Solomon, thank you for such an intelligible and thoughtful post. As I have recently just begun to tackle the complex history of Nigerian politics and systems of government post-independence, your blog was particularly useful in terms of more recent administrative events. I appreciated and agreed with your assertion that "Yar'Adua has every right to sue anyone who defames him or his character," especially because Leadership Newspaper has admitted that its article "was not entirely factual." I also sympathize with his attempted action to rectify the misinformation published about him, as it was relevant to his capabilities as a leader. Although the public appearances in question pale in comparison to the country's insurmountable structural issues and internal conflict, had he countered the initial suspicions surrounding his health, his honesty would have reinforced his legitimacy as president. However, in light of the two recent arrests of Jonathon Elendu and Emeka Asiwe, whose convoluted crimes remain highly debated, this law suit unfortunately further clouds his commitment to a free and unadulterated media. While the president says he "fully believes that a free and unfettered press is essential to the growth and entrenchment of democracy in Nigeria," his recent actions seem to dictate otherwise.
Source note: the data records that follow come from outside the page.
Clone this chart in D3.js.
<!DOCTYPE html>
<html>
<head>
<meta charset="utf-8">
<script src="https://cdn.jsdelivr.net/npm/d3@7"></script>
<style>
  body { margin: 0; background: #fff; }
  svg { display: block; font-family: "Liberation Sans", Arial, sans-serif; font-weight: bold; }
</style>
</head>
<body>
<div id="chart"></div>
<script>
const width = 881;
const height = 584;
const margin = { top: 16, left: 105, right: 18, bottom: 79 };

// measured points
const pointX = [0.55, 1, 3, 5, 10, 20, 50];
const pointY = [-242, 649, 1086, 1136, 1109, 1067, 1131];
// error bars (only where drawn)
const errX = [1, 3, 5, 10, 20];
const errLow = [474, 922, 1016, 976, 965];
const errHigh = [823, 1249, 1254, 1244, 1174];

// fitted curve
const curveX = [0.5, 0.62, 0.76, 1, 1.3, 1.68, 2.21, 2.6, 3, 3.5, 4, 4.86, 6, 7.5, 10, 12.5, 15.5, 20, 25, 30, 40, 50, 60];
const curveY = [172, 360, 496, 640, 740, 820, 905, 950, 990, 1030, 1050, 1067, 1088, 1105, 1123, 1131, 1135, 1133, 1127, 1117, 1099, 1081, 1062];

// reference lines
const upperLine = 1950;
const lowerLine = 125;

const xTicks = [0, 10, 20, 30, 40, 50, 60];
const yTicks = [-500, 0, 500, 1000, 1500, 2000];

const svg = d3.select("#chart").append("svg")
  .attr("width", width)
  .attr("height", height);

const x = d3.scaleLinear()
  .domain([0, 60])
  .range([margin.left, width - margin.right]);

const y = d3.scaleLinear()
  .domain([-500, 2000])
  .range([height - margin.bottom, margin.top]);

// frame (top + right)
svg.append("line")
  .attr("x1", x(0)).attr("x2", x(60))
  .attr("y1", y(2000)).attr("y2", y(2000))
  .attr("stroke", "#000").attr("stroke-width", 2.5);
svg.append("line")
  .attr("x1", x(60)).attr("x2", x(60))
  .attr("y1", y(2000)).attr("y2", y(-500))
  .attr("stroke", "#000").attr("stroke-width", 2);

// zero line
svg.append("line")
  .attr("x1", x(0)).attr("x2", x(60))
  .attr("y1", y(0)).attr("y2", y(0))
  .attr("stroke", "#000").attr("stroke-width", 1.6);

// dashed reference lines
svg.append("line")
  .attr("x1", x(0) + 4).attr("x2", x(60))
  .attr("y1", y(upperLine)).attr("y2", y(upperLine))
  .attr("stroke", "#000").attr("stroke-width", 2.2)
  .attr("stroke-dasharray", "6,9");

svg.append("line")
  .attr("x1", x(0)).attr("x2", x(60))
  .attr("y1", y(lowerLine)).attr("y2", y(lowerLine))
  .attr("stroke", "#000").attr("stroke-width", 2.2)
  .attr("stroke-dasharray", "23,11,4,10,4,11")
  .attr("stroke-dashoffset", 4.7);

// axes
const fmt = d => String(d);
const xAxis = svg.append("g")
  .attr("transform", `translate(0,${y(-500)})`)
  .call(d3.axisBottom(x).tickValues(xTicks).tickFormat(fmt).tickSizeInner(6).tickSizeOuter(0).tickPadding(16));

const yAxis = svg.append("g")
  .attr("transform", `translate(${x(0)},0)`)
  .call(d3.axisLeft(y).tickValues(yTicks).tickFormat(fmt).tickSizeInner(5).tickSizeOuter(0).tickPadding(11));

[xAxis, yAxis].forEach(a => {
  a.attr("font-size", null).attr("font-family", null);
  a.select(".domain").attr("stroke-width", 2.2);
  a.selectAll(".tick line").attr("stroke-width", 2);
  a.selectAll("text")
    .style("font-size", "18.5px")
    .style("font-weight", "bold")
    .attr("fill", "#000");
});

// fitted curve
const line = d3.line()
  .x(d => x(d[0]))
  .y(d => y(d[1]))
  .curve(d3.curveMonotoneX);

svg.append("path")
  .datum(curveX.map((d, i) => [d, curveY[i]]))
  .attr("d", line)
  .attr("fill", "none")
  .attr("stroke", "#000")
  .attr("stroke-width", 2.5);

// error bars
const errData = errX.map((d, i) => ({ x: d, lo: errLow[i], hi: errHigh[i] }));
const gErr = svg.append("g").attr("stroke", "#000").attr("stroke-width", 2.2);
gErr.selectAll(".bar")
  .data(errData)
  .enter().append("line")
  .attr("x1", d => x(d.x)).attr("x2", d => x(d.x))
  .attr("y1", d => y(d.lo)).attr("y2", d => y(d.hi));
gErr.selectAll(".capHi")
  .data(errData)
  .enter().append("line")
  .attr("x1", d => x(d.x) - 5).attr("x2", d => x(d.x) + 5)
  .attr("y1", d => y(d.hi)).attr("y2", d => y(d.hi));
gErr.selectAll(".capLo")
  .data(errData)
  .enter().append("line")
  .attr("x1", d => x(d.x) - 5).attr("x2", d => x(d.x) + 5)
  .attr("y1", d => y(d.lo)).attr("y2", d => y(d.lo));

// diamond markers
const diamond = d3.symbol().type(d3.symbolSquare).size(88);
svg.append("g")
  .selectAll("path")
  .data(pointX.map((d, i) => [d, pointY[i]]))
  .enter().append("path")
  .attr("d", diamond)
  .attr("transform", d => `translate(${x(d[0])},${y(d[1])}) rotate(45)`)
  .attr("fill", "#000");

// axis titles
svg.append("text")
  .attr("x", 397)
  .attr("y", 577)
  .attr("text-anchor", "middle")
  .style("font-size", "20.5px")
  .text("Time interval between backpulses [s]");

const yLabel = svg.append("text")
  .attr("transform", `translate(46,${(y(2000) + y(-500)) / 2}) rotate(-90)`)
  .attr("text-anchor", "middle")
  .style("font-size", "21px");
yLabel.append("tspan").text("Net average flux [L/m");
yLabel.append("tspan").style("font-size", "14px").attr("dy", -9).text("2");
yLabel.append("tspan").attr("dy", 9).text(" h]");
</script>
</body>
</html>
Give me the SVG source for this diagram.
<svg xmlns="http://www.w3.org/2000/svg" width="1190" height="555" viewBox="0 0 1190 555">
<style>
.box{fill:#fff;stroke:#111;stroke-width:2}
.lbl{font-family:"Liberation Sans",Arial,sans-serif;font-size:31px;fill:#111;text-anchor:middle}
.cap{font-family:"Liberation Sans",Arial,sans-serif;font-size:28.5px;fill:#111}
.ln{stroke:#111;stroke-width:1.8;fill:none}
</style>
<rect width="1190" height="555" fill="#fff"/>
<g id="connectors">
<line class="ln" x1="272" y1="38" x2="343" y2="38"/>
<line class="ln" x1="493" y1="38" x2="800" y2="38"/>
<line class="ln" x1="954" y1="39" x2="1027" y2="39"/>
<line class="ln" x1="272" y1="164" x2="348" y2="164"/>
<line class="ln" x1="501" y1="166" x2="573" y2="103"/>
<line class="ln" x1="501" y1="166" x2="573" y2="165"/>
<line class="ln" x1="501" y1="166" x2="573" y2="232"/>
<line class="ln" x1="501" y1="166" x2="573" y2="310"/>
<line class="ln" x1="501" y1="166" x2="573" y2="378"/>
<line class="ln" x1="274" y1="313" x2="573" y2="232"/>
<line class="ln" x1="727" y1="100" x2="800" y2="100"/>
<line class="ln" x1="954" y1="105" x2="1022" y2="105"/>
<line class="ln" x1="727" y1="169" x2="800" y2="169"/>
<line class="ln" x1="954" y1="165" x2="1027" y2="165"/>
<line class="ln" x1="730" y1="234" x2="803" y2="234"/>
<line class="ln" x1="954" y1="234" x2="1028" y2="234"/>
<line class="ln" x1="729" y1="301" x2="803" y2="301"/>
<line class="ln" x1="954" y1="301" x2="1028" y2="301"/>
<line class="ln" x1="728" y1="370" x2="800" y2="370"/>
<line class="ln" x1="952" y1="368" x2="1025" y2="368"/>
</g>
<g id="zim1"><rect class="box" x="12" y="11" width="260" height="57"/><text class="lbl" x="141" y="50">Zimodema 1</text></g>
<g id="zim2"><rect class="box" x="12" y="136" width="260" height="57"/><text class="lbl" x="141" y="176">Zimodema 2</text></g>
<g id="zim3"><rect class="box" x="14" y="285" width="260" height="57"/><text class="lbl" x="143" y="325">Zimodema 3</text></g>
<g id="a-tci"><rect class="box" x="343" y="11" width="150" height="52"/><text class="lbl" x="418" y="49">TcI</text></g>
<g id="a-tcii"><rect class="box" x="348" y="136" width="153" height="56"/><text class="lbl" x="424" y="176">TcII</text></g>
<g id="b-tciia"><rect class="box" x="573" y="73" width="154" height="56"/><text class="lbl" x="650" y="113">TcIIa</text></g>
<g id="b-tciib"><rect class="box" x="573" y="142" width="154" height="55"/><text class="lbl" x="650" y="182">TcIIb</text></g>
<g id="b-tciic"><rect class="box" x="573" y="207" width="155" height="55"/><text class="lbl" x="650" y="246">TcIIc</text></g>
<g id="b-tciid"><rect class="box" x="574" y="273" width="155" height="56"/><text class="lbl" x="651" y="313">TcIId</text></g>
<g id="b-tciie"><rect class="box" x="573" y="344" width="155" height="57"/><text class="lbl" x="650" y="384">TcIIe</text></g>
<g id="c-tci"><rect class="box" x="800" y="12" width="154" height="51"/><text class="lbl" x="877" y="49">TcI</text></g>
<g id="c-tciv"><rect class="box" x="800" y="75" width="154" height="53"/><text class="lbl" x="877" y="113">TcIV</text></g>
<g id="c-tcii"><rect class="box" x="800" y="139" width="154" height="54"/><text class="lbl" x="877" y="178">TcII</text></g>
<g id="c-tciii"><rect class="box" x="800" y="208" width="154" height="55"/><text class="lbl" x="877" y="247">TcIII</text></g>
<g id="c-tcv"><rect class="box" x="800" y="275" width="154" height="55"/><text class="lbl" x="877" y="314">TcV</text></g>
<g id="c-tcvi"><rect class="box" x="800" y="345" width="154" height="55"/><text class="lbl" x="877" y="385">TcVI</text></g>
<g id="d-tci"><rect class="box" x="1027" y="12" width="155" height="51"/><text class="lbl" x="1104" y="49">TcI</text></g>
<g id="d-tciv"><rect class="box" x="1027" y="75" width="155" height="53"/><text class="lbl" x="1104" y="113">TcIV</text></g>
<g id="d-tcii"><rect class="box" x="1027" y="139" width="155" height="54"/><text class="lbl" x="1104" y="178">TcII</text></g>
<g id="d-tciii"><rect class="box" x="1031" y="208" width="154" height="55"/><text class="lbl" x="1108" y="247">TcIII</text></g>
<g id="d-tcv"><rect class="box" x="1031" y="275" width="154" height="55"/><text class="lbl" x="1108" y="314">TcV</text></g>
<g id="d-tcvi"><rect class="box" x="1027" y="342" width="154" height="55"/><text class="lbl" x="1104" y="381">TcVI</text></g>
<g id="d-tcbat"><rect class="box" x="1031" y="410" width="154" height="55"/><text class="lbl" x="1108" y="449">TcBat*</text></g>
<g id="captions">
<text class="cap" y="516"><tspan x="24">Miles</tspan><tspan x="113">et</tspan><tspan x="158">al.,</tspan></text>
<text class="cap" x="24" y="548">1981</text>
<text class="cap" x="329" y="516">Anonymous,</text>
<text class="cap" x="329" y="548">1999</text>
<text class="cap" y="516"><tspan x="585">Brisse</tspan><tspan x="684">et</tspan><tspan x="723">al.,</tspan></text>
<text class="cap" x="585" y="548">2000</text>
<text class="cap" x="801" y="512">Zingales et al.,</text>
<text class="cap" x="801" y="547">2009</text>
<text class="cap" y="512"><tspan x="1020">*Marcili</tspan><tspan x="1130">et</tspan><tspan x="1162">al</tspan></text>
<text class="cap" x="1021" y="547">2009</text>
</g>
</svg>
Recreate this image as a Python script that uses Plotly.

Furthermore, I have a few remaining inquiries that I would like for you to consider. Is Yar'Adua's health a potentially large issue for the country? Could the newspapers actually be attacking Yar'Adua's government purposefully to destabilize support for his regime? If so, would this be a result of internal divisions and mistrust for governance among the Nigerian population? Additionally, how do you think Yar'Adua would react to the United States media and their portrayal of politicians? Particularly with the recent US presidential elections, would he consider the coverage concerning the presidential and vice-presidential candidates to be malicious misinformation, or an expression of fundamental rights that encourage democratic elections and governance? Moreover, I would appreciate if you could elaborate on the statement you made in response to Olusegun Adeniyi's accusation of the newspaper's deliberate attempt to destabilize the current administration with the attacks on President Yar'Adua. What were some of the other occasions when Yar'Adua "accused others of trying to undermine the government?" Were they also involving the press, and what were his reactions to these other attacks? With your insight and knowledge on these matters of Nigerian governance displayed so passionately in this post, I would appreciate your response and interpretation concerning these additional concerns.